La corriente eléctrica llegaba al pueblo por caminos de jícaras y palos procedente de la Eléctrica Berlangueña, pequeña empresa que suministraba fluido a varias poblaciones cercanas.
Cuando aumentaba el consumo por la noche se utilizaban elevadores de tensión, con agujeros y una clavija que cambiábamos manualmente según se necesitase subir o bajar el voltaje.
En otoño e invierno era frecuente que nos quedásemos a oscuras si soplaba el viento o llovía con fuerza. Empezaba la luz a palidecer y a temblar, como si preparase un estornudo oscuro.
“Se ha debido de caer un palo”.
Otras veces era una fase la que tomaba las de Villadiego y quedaba la mitad del pueblo a oscuras y la otra mitad con iluminación muy tenue.
Uno de aquellos años se quemó el generador y estuvimos tres meses sin fluido.
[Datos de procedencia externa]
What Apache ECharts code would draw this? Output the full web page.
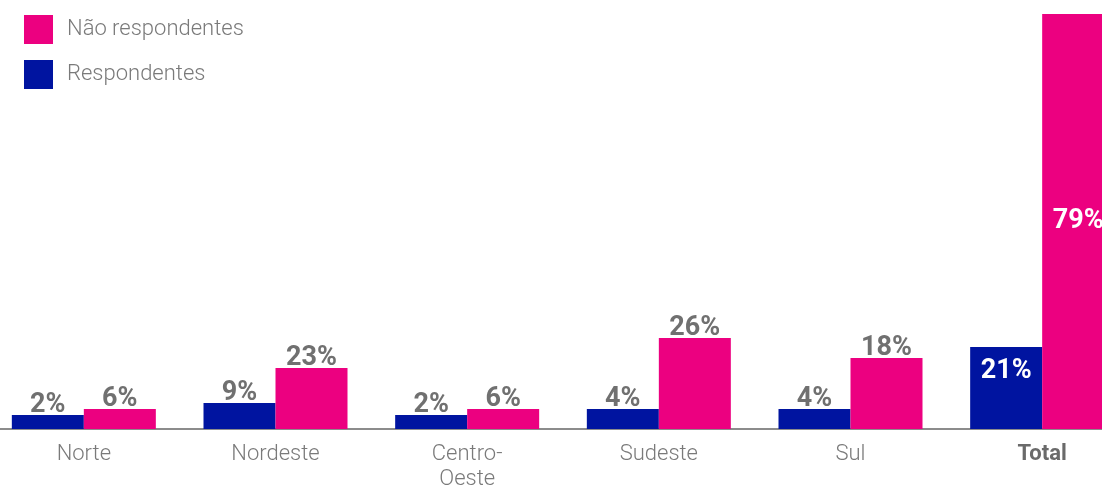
<!DOCTYPE html>
<html>
<head>
<meta charset="utf-8">
<script src="https://cdn.jsdelivr.net/npm/echarts@6/dist/echarts.min.js"></script>
<style>
  html, body { margin: 0; padding: 0; background: #fff; }
  #chart { width: 1102px; height: 485px; }
</style>
</head>
<body>
<div id="chart"></div>
<script>
/* Dados */
const categories = ['Norte', 'Nordeste', 'Centro-\nOeste', 'Sudeste', 'Sul', 'Total'];
const respondentesPct = [2, 9, 2, 4, 4, 21];
const naoRespondentesPct = [6, 23, 6, 26, 18, 79];
// comprimento das barras como aparecem no gráfico (não proporcional aos %)
const respondentesBar = [14, 26, 14, 20, 20, 82];
const naoRespondentesBar = [20, 61, 20, 91, 71, 415];

const BLUE = '#0014a0';
const PINK = '#ec0080';
const GRAY = '#707070';

const labelOut = {
  show: true,
  position: 'top',
  distance: -4,
  color: GRAY,
  fontFamily: 'Roboto',
  fontWeight: 'bold',
  fontSize: 27
};

function buildData(lengths, pcts, insideLabel) {
  return lengths.map((v, i) => {
    const item = { value: v, pct: pcts[i] };
    if (categories[i] === 'Total') {
      item.label = Object.assign({}, labelOut, insideLabel);
    }
    return item;
  });
}

const pctFmt = (p) => p.data.pct + '%';

const chart = echarts.init(document.getElementById('chart'), null, { renderer: 'canvas' });

chart.setOption({
  animation: false,
  textStyle: { fontFamily: 'Roboto' },
  legend: {
    orient: 'vertical',
    left: 24,
    top: 15,
    padding: 0,
    itemWidth: 29,
    itemHeight: 29,
    itemGap: 16,
    icon: 'rect',
    data: ['Não respondentes', 'Respondentes'],
    textStyle: {
      fontSize: 22,
      color: '#7a7a7a',
      fontWeight: 300,
      padding: [4, 0, 0, 9]
    }
  },
  grid: { left: -12, right: -36, top: 14, bottom: 56, outerBoundsMode: 'none', containLabel: false },
  xAxis: {
    type: 'category',
    data: categories,
    axisTick: { show: false },
    axisLine: { lineStyle: { color: '#8c8c8c', width: 2 } },
    axisLabel: {
      margin: 13,
      fontSize: 22,
      lineHeight: 25,
      fontWeight: 300,
      color: '#7a7a7a',
      formatter: (v) => (v === 'Total' ? '{b|Total}' : v),
      rich: {
        b: { fontSize: 22, fontWeight: 'bold', color: '#6a6a6a', lineHeight: 25 }
      }
    }
  },
  yAxis: {
    type: 'value',
    min: 0,
    max: 415,
    show: false,
    splitLine: { show: false }
  },
  series: [
    {
      name: 'Respondentes',
      type: 'bar',
      barWidth: 72,
      barGap: '0%',
      itemStyle: { color: BLUE },
      label: Object.assign({}, labelOut, { formatter: pctFmt }),
      data: buildData(respondentesBar, respondentesPct, {
        position: 'insideTop', distance: 11, color: '#fff', formatter: pctFmt
      })
    },
    {
      name: 'Não respondentes',
      type: 'bar',
      barWidth: 72,
      barGap: '0%',
      itemStyle: { color: PINK },
      label: Object.assign({}, labelOut, { formatter: pctFmt }),
      data: buildData(naoRespondentesBar, naoRespondentesPct, {
        position: 'inside', color: '#fff', formatter: pctFmt
      })
    }
  ]
});
</script>
</body>
</html>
Gastos en velas, petróleo para el quinqué o aceite para el candil. Las lamparillas de los santos cumplían una doble función: la de luz de emergencia y la de cumplir con devociones.
Las noches que había cine disminuía la luminosidad en las casas del pueblo. Quedaban teñidas de amarillo macilento mientras duraba la proyección de la película, como si la máquina sorbiese el fluido por los cables. Sabíamos cuando terminaba la función por el aumento del resplandor. Ya no tardarían en regresar los que fueron a ver la película. Algunas bombillas y aparatos pagaban peaje por esos altibajos.
Las luces de la calle nos han acompañado en muchas de nuestras vivencias infantiles y juveniles. Ya les cantaba Carlos Gardel: “Yo adivino el parpadeo de las luces que a lo lejos van marcando mi destino. Son las mismas que alumbraron con sus pálidos reflejos hondas horas de dolor…” Colgaban las bombillas de brazos metálicos en forma de ele al albur de las inclemencias del tiempo.
Iluminaron nuestros juegos y charlas de niño con su manto redondo de desvalida claridad sobre nosotros. Decían que a algunos novios no les gustaba su iluminación cuando llevaban a las novias a casa. Les tiraban piedras para romperlas. Así pelaban la pava a oscuras. No había muchos puntos de luz. Uno en cada esquina y en las calles más largas otro en el medio.
Testigos de nuestros regresos a intempestivas horas de alguna francachela o ferias de otros pueblos.
La adolescencia se añora cuando se pierde- ¡quién volviera a aquellos años!- sin acordarnos de que es un tiempo convulso e inestable, de intensos y variables afectos, en que también se sufre. Nos acompañaron alguna noche de desasosiego. Allí estaba esa farola donde los amigos nos reuníamos para hablar de amores y desengaños en la madrugada después de una noche de fiesta. Esa que guiaba los pasos diligentes de mujeres enlutadas al anochecido y a los labriegos de andar presuroso en la alborada. Cortejada por mosquitos y salamanquesas cazadoras fue cómplice de furtivos amores y de los primeros besos pubescentes. Sólo ofrecía su débil luz y el afilado silbo del viento entre sus hierros retorcidos, pero alguna compañía daba su presencia.